Echanges d’infos, entraînements : les visages de la coopération franco-libyenne
| 07.09.11
Les services secrets français auraient-ils perdu leurs réflexes lors du « printemps libyen » ? Pendant plus d’une semaine, après la chute du régime du colonel Mouammar Kadhafi, l’histoire secrète de leur relation avec leurs homologues libyens est restée libre d’accès, à Tripoli, dans des locaux désertés et dans le bureau de leur chef, Moussa Koussa, parti en exil, sans qu’ils s’y précipitent.
L’examen des archives récupérées par l’ONG Human Rights Watch, vendredi 2 septembre, permettra sans doute de lever le voile sur les relations discrètes entre Paris et Tripoli. On sait d’ores et déjà, de source diplomatique, que des documents datant de 2003 figureraient dans ces archives. Le nom du directeur du renseignement de la Direction générale de la sécurité extérieure (DGSE, service d’espionnage français), à cette époque, est mentionné comme un contact régulier des autorités libyennes et de M. Koussa.
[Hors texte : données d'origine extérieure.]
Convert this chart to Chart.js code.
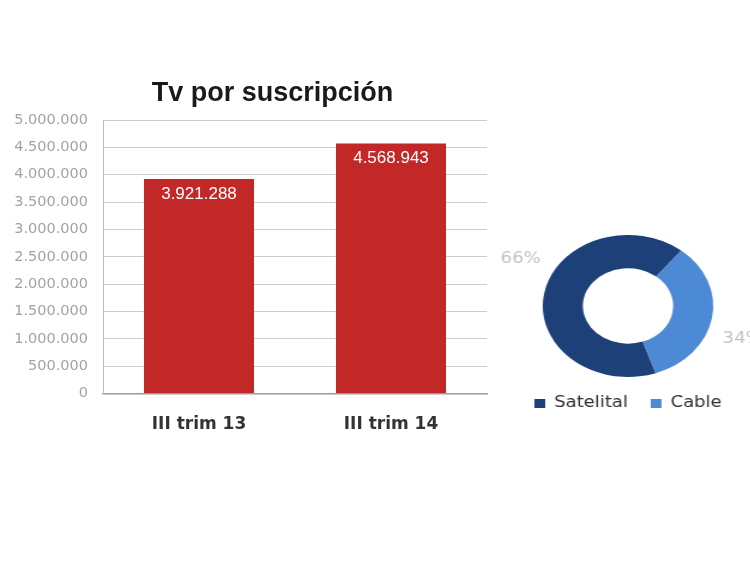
<!DOCTYPE html>
<html>
<head>
<meta charset="utf-8">
<script src="https://cdn.jsdelivr.net/npm/chart.js@4"></script>
<style>
    html, body { margin: 0; padding: 0; background: #fff; }
    body { width: 750px; height: 562px; position: relative; overflow: hidden; }
    #barBox { position: absolute; left: 0; top: 70px; width: 545px; height: 396px; }
    #pieBox { position: absolute; left: 517.5px; top: 225px; width: 220px; height: 196px;
              transform: scaleX(1.2); transform-origin: 50% 50%; }
</style>
</head>
<body>
<div id="barBox"><canvas id="barChart"></canvas></div>
<div id="pieBox"><canvas id="pieChart"></canvas></div>
<script>
// Bar chart data
const periods = ['III trim 13', 'III trim 14'];
const subscribers = [3921288, 4568943];
const yTicks = [0, 500000, 1000000, 1500000, 2000000, 2500000, 3000000, 3500000, 4000000, 4500000, 5000000];

// Doughnut data
const techLabels = ['Satelital', 'Cable'];
const techShare = [66, 34];

function fmt(n) {
    return String(n).replace(/\B(?=(\d{3})+(?!\d))/g, '.');
}

// white value labels inside the top of each bar
const barValueLabels = {
    id: 'barValueLabels',
    afterDatasetsDraw(chart) {
        const ctx = chart.ctx;
        const meta = chart.getDatasetMeta(0);
        ctx.save();
        ctx.fillStyle = '#ffffff';
        ctx.font = '17px "Liberation Sans", Arial, sans-serif';
        ctx.textAlign = 'center';
        ctx.textBaseline = 'middle';
        meta.data.forEach((bar, i) => {
            ctx.fillText(fmt(chart.data.datasets[0].data[i]), bar.x, bar.y + 15);
        });
        ctx.restore();
    }
};

// percentage labels outside the ring
const ringLabels = {
    id: 'ringLabels',
    afterDatasetsDraw(chart) {
        const ctx = chart.ctx;
        const meta = chart.getDatasetMeta(0);
        ctx.save();
        ctx.fillStyle = '#c2c2c2';
        ctx.font = '15px "DejaVu Sans", sans-serif';
        ctx.textAlign = 'center';
        ctx.textBaseline = 'middle';
        meta.data.forEach((arc, i) => {
            const a = arc.startAngle + 0.575 * (arc.endAngle - arc.startAngle);
            const r = arc.outerRadius + 30;
            ctx.fillText(chart.data.datasets[0].data[i] + '%', arc.x + Math.cos(a) * r, arc.y + Math.sin(a) * r);
        });
        ctx.restore();
    }
};

new Chart(document.getElementById('barChart'), {
    type: 'bar',
    data: {
        labels: periods,
        datasets: [{
            data: subscribers,
            backgroundColor: '#c32828',
            barPercentage: 0.573,
            categoryPercentage: 1
        }]
    },
    plugins: [barValueLabels],
    options: {
        responsive: true,
        maintainAspectRatio: false,
        animation: false,
        layout: { padding: { top: 7, right: 0, bottom: 18, left: 0 } },
        plugins: {
            legend: { display: false },
            tooltip: { enabled: false },
            title: {
                display: true,
                text: 'Tv por suscripción',
                color: '#1a1a1a',
                font: { family: '"Liberation Sans", Arial, sans-serif', size: 27, weight: 'bold', lineHeight: 1.2 },
                padding: { top: 0, bottom: 10.6 }
            }
        },
        scales: {
            x: {
                grid: { display: false },
                border: { display: true, color: '#9a9a9a', width: 1.5 },
                ticks: {
                    color: '#333333',
                    padding: 13,
                    font: { family: '"DejaVu Sans", sans-serif', size: 17, weight: '600', lineHeight: 1.2 }
                }
            },
            y: {
                min: 0,
                max: 5000000,
                afterFit(scale) { scale.width = 103; },
                afterBuildTicks(scale) { scale.ticks = yTicks.map(v => ({ value: v })); },
                grid: { color: '#cccccc', lineWidth: 1, drawTicks: false },
                border: { display: true, color: '#bdbdbd' },
                ticks: {
                    color: '#a3a3a3',
                    padding: 15,
                    font: { family: '"DejaVu Sans", sans-serif', size: 14.5 },
                    callback: v => fmt(v)
                }
            },
            // empty right-hand strip so the title centres over the whole canvas
            spacer: {
                type: 'linear',
                position: 'right',
                afterFit(scale) { scale.width = 58; },
                grid: { display: false },
                border: { display: false },
                ticks: { display: false }
            }
        }
    }
});

new Chart(document.getElementById('pieChart'), {
    type: 'doughnut',
    data: {
        labels: techLabels,
        datasets: [{
            data: techShare,
            backgroundColor: ['#1e4079', '#4d8ad6'],
            borderWidth: 0
        }]
    },
    plugins: [ringLabels],
    options: {
        responsive: true,
        maintainAspectRatio: false,
        animation: false,
        rotation: 161,
        cutout: '53%',
        layout: { padding: { top: 10, right: 0, bottom: 0, left: 0 } },
        plugins: {
            tooltip: { enabled: false },
            legend: {
                position: 'bottom',
                labels: {
                    color: '#2e2e2e',
                    boxWidth: 9,
                    boxHeight: 9,
                    padding: 19,
                    font: { family: '"DejaVu Sans", sans-serif', size: 15 }
                }
            }
        }
    }
});
</script>
</body>
</html>
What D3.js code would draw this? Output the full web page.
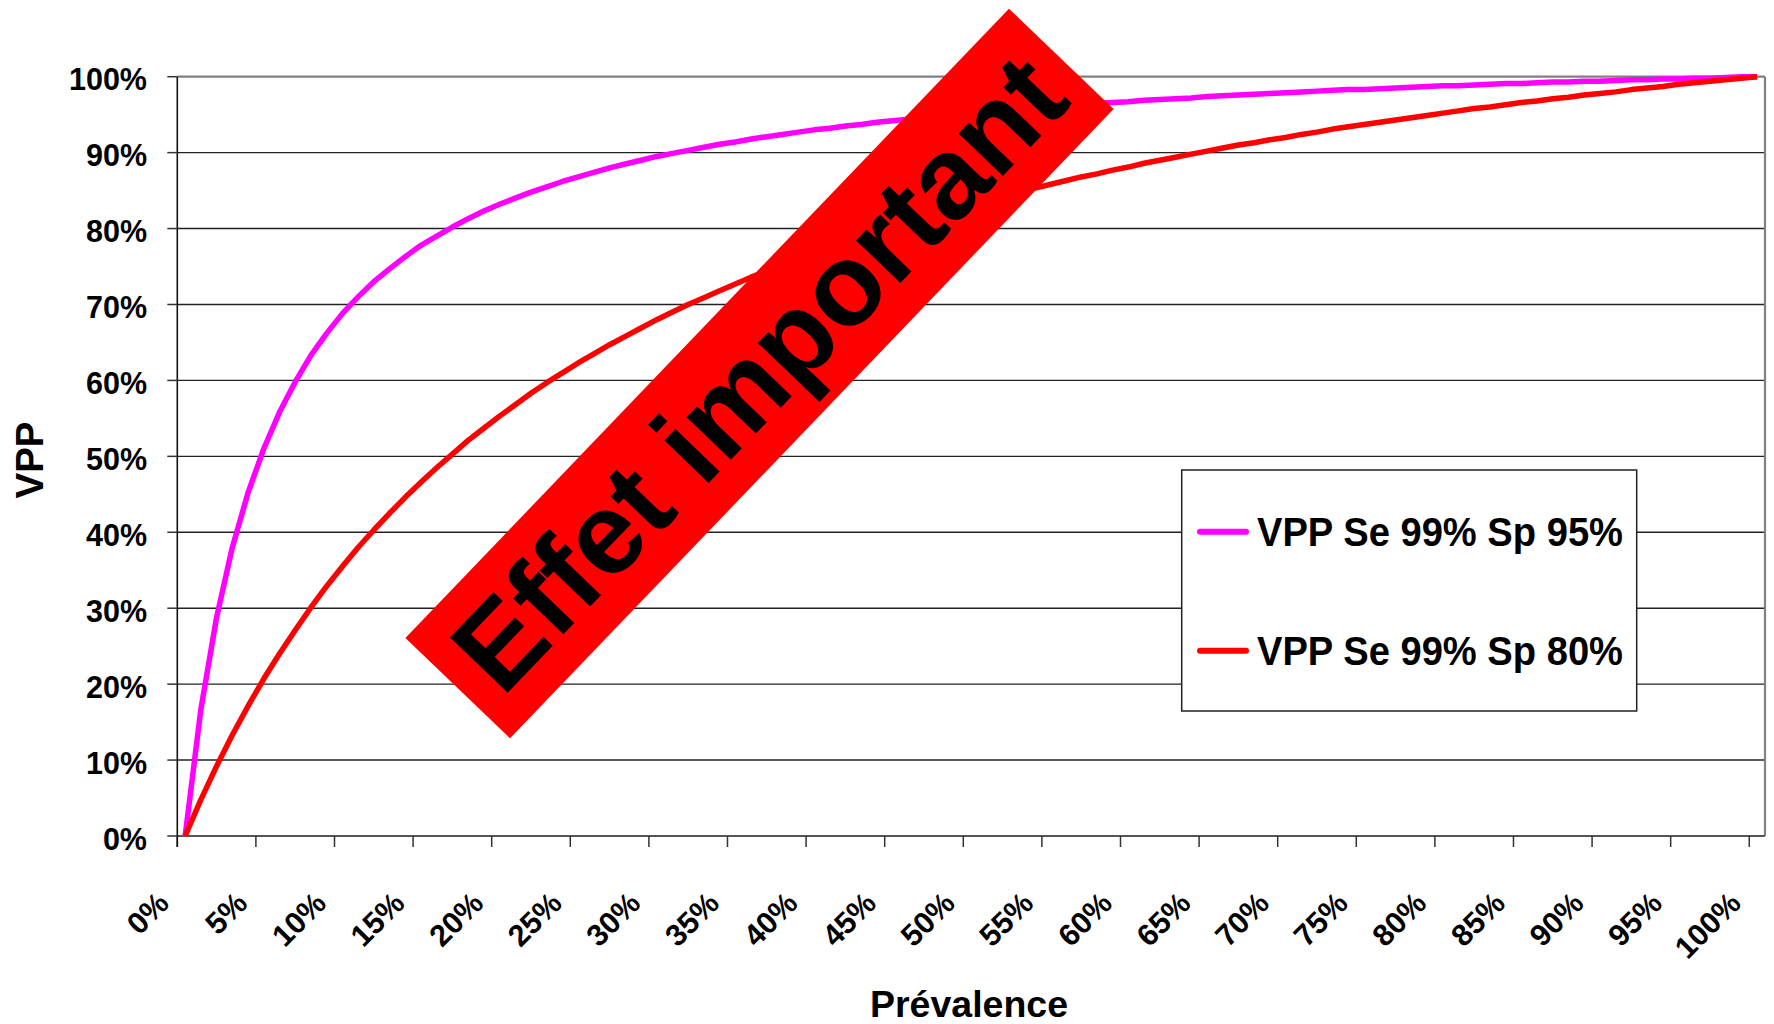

De même, selon un ex-officier de renseignement, d’autres pièces datées de 2003 et 2004 comportant quatorze numéros de téléphones français, dont un en Haute-Savoie, attesteraient d’une coopération entre Britanniques et Libyens dans le cadre de l’opération « Kamoka » de démantèlement d’une cellule de soutien logistique au Groupe islamique de combat en Libye (GICL) implantée à Londres. Cette source juge vraisemblable que la France ait été associée à cette enquête.
En décembre 2003, la renonciation complète de la Libye à tous ses programmes d’armes de destruction massive et sa décision de se prêter à toutes mesures de vérification avaient levé un obstacle majeur au retour en grâce du colonel Kadhafi sur la scène internationale. Un an plus tard, Jacques Chirac, chef de l’Etat, avait effectué, le 24 novembre 2004, la première visite officielle d’un président français dans ce pays depuis son indépendance, en 1951.
L’un des conseillers du premier ministre, François Fillon, a expliqué au Monde que la France avait multiplié ses contacts avec Tripoli à partir de 2004. De source proche de la DGSE, on confirme qu’entre 2004 et 2006, « des visites protocolaires régulières » ont été faites par les services français à Tripoli.
FORCES SPÉCIALES
De 2006 à 2011, les relations se sont approfondies. Les agents français sont allés régulièrement à Tripoli et ont procédé avec leurs homologues libyens, toujours selon la même source, à des « échanges d’informations de type analytique » sur la nébuleuse Al-Qaida. Début 2011, l’Elysée a été informé du projet de rencontre entre Moussa Koussa et les chefs de deux services de renseignement français, DGSE et DCRI (Direction centrale du renseignement intérieur, contre-espionnage).
La proximité entre les services français et libyens s’est également concrétisée en 2005 sur le terrain de la formation d’unités spécialisées. Cette année-là, la DST (ex-DCRI) a demandé à la société de sécurité privée française Geos d’assurer la formation des forces spéciales libyennes. « Après quelques mois, a rapporté, mardi 6 septembre, au Monde, le dirigeant de Geos, le général Jean Heinrich, ex-patron de la direction du renseignement militaire, la DGSE nous a dit qu’elle remplirait elle-même ce contrat et enverrait ses propres agents réaliser la mission. » La DGSE aurait également rempli d’autres missions « ponctuelles » d’encadrement des services de renseignement libyens ou de forces spécialisées. « La fin du contentieux franco-libyen, en 2006, sur l’attentat contre l’avion d’UTA a facilité les relations avec Tripoli », explique-t-on à Matignon.
Le ministère des affaires étrangères français a par ailleurs indiqué, mardi 6 septembre, que du matériel électronique destiné à espionner les opposants et les rebelles libyens avait bien été vendu à Tripoli par la société française, Amesys. « Le logiciel Eagle ne fait pas l’objet d’un contrôle à l’exportation, a précisé le porte-parole du Quai d’Orsay, Bernard Valero, l’Etat n’a pas de visibilité sur son exportation ; nous démentons donc toute implication dans des opérations d’écoute de la population libyenne. » La DGSE s’est refusée à tout commentaire mais a tenu à rappeler que l’ensemble de ses activités en Libye s’inscrivait dans la lutte antiterroriste et notamment dans la traque, après 2001, des membres d’Al-Qaida et ses alliés, dont les combattants d’Al-Qaida au Maghreb islamique (AQMI). De source proche de la DGSE, on ajoute que les contacts avec Tripoli « se sont avérés décevants car les Libyens ont fait preuve d’un faible engouement dans la lutte antiterroriste ».